06 Mar, 2010

3 commits

  • To prevent deadlock, bios in the hold list should be flushed before
    dm_rh_stop_recovery() is called in mirror_suspend().

    The recovery can't start because there are pending bios and therefore
    dm_rh_stop_recovery deadlocks.

    When there are pending bios in the hold list, the recovery waits for
    the completion of the bios after recovery_count is acquired.
    The recovery_count is released when the recovery finished, however,
    the bios in the hold list are processed after dm_rh_stop_recovery() in
    mirror_presuspend(). dm_rh_stop_recovery() also acquires recovery_count,
    then deadlock occurs.

    Signed-off-by: Takahiro Yasui
    Signed-off-by: Alasdair G Kergon
    Reviewed-by: Mikulas Patocka

    Takahiro Yasui
     
  • Remove unused parameters(start and len) of dm_get_device()
    and fix the callers.

    Signed-off-by: Nikanth Karthikesan
    Signed-off-by: Alasdair G Kergon

    Nikanth Karthikesan
     
  • If all mirror legs fail, always return an error instead of holding the
    bio, even if the handle_errors option was set. At present it is the
    responsibility of the driver underneath us to deal with retries,
    multipath etc.

    The patch adds the bio to the failures list instead of holding it
    directly. do_failures tests first if all legs failed and, if so,
    returns the bio with -EIO. If any leg is still alive and handle_errors
    is set, do_failures calls hold_bio.

    Reviewed-by: Takahiro Yasui
    Signed-off-by: Mikulas Patocka
    Signed-off-by: Alasdair G Kergon

    Mikulas Patocka
     

17 Feb, 2010

1 commit

  • If the mirror log fails when the handle_errors option was not selected
    and there is no remaining valid mirror leg, writes return success even
    though they weren't actually written to any device. This patch
    completes them with EIO instead.

    This code path is taken:
    do_writes:
    bio_list_merge(&ms->failures, &sync);
    do_failures:
    if (!get_valid_mirror(ms)) (false)
    else if (errors_handled(ms)) (false)
    else bio_endio(bio, 0);

    The logic in do_failures is based on presuming that the write was already
    tried: if it succeeded at least on one leg (without handle_errors) it
    is reported as success.

    Reference: https://bugzilla.redhat.com/show_bug.cgi?id=555197

    Signed-off-by: Mikulas Patocka
    Signed-off-by: Alasdair G Kergon

    Mikulas Patocka
     

11 Dec, 2009

11 commits

  • Explicitly initialize bio lists instead of relying on kzalloc.

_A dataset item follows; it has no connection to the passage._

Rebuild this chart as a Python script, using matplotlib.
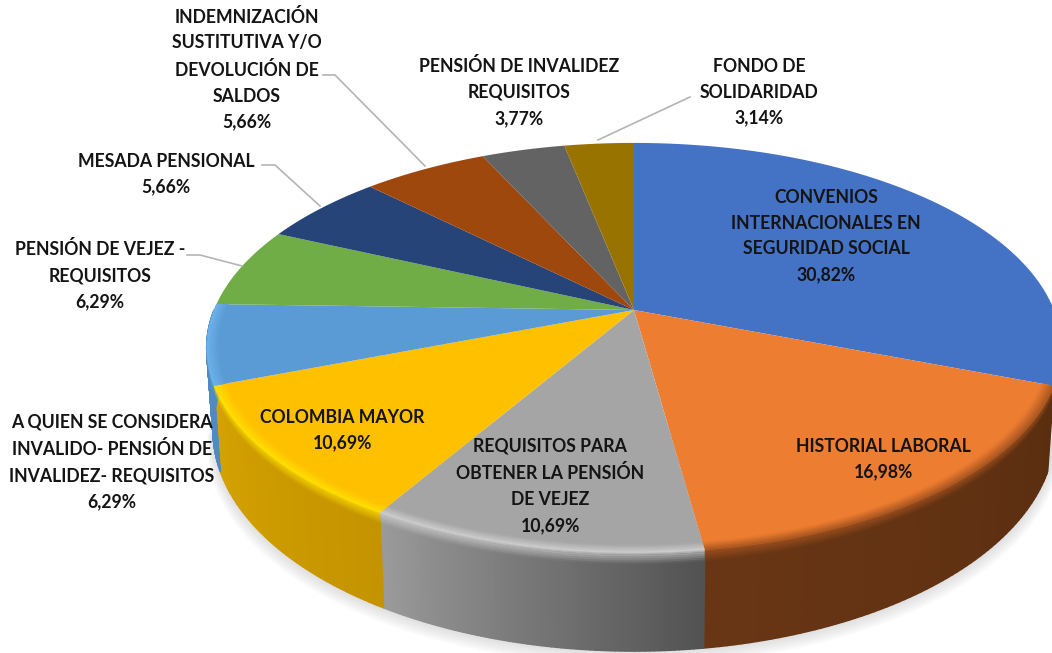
import numpy as np
import matplotlib
matplotlib.use("Agg")
from matplotlib import pyplot as plt
from matplotlib.colors import to_rgb
from matplotlib.collections import PolyCollection

# valores, en sentido horario desde arriba
categorias = ["CONVENIOS\nINTERNACIONALES EN\nSEGURIDAD SOCIAL", "HISTORIAL LABORAL",
              "REQUISITOS PARA\nOBTENER LA PENSIÓN\nDE VEJEZ", "COLOMBIA MAYOR",
              "A QUIEN SE CONSIDERA\nINVALIDO- PENSIÓN DE\nINVALIDEZ- REQUISITOS",
              "PENSIÓN DE VEJEZ -\nREQUISITOS", "MESADA PENSIONAL",
              "INDEMNIZACIÓN\nSUSTITUTIVA Y/O\nDEVOLUCIÓN DE\nSALDOS",
              "PENSIÓN DE INVALIDEZ\nREQUISITOS", "FONDO DE\nSOLIDARIDAD"]
valores = [30.82, 16.98, 10.69, 10.69, 6.29, 6.29, 5.66, 5.66, 3.77, 3.14]
colores = ["#4472C4", "#ED7D31", "#A5A5A5", "#FFC000", "#5B9BD5",
           "#70AD47", "#264478", "#9E480E", "#636363", "#997300"]
# color de la pared lateral (inicio, fin en sentido horario) de cada rebanada visible
pared = {1: ("#5a2e10", "#693615"), 2: ("#525252", "#9a9a9a"),
         3: ("#c49400", "#d4a200"), 4: ("#4f8ac2", "#4f8ac2")}
# color del bisel junto al borde
bisel = {1: "#a85520", 2: "#cfcfcf", 3: "#ffe000", 4: "#6cb2ec"}

# posicion de cada etiqueta en pixeles (centro del bloque de texto)
pos_x = [826, 883, 550, 342, 112, 100, 166, 247, 519, 759]
pos_y = [236, 459, 486, 430, 462, 275, 174, 69, 92, 92]
lineas = [[(323, 75), (335, 75), (425, 166)],
          [(262, 165), (275, 165), (320, 206)],
          [(187, 255), (200, 255), (242, 266)],
          [(598, 140), (690, 97)]]

# parametros de la perspectiva
cx, cy = 634, 310
A, B, k = 420, 198, 0.185
prof = 80


def proyecta(t, r=1.0, h=0.0):
    # t en grados horario desde arriba, r radio relativo, h bajada de la pared
    t = np.radians(t)
    u = r * np.sin(t)
    v = r * np.cos(t)
    w = 1 + k * v
    x = cx + (A * u / w) * (1 - 0.015 * h / prof)
    y = cy - B * v / w + h / w
    return np.column_stack([x, y])


def mezcla(c1, c2, f):
    return tuple((1 - f) * a + f * b for a, b in zip(to_rgb(c1), to_rgb(c2)))


fig = plt.figure(figsize=(10.52, 6.53), dpi=100)
ax = fig.add_axes([0, 0, 1, 1])
ax.set_xlim(0, 1052)
ax.set_ylim(653, 0)
ax.axis("off")

angulos = np.concatenate([[0], np.cumsum(valores) / sum(valores) * 360])

# sombra difusa debajo del pastel
arco = np.linspace(100, 262, 200)
for i in range(8):
    borde = proyecta(arco, 1.0, prof)
    borde = borde + np.column_stack([(borde[:, 0] - cx) * 0.002 * i, np.full(200, 2.0 * i)])
    ax.fill(borde[:, 0], borde[:, 1], color="#808080", alpha=0.035, lw=0, zorder=1)

# pared lateral con degradado
for i, (c1, c2) in pared.items():
    t = np.linspace(angulos[i], min(angulos[i + 1], 270), 70)
    polys, cols = [], []
    for j in range(len(t) - 1):
        arriba = proyecta(t[j:j + 2])
        abajo = proyecta(t[j:j + 2], 1.0, prof)
        polys.append(np.vstack([arriba, abajo[::-1]]))
        cols.append(mezcla(c1, c2, j / (len(t) - 2)))
    ax.add_collection(PolyCollection(polys, facecolors=cols, edgecolors=cols, lw=1.0, zorder=2))

# cara superior
for i, c in enumerate(colores):
    t = np.linspace(angulos[i], angulos[i + 1], 80)
    borde = proyecta(t)
    ax.fill(np.r_[cx, borde[:, 0]], np.r_[cy, borde[:, 1]], color=c, lw=0, zorder=3)

# bisel del borde: cara superior hacia la pared
for i, c in bisel.items():
    t = np.linspace(angulos[i], angulos[i + 1], 70)
    radios = np.linspace(0.972, 1.0, 6)
    for j in range(len(radios) - 1):
        f = (j + 0.5) / (len(radios) - 1)
        color = mezcla(colores[i], c, f)
        a = proyecta(t, radios[j])
        b = proyecta(t, radios[j + 1])
        pol = np.vstack([a, b[::-1]])
        ax.fill(pol[:, 0], pol[:, 1], color=color, lw=0.3, zorder=4)
    # transicion suave al inicio de la pared
    baja = np.linspace(0, 9, 7)
    for j in range(len(baja) - 1):
        f = (j + 0.5) / (len(baja) - 1)
        a = proyecta(t, 1.0, baja[j])
        b = proyecta(t, 1.0, baja[j + 1])
        pol = np.vstack([a, b[::-1]])
        ax.fill(pol[:, 0], pol[:, 1], color=c, alpha=(1 - f) * 0.8, lw=0, zorder=4)

# lineas guia
for ln in lineas:
    xs, ys = zip(*ln)
    ax.plot(xs, ys, color="#b4b4b4", lw=1.2, zorder=5)

# etiquetas
for nombre, v, x, y in zip(categorias, valores, pos_x, pos_y):
    txt = nombre + "\n" + f"{v:.2f}".replace(".", ",") + "%"
    ax.text(x, y, txt, ha="center", va="center", fontsize=12.7, family="Lato",
            fontweight="bold", color="#141414", linespacing=1.63, zorder=6)

fig.savefig("out.png", dpi=100)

    Signed-off-by: Mikulas Patocka
    Reviewed-by: Takahiro Yasui
    Tested-by: Takahiro Yasui
    Signed-off-by: Alasdair G Kergon

    Mikulas Patocka
     
  • Hold all write bios when leg fails and errors are handled

    When using a userspace daemon such as dmeventd to handle errors, we must
    delay completing bios until it has done its job.
    This patch prevents the following race:
    - primary leg fails
    - write "1" fail, the write is held, secondary leg is set default
    - write "2" goes straight to the secondary leg

    Signed-off-by: Mikulas Patocka
    Reviewed-by: Takahiro Yasui
    Tested-by: Takahiro Yasui
    Signed-off-by: Alasdair G Kergon

    Mikulas Patocka
     
  • Hold all write bios when errors are handled.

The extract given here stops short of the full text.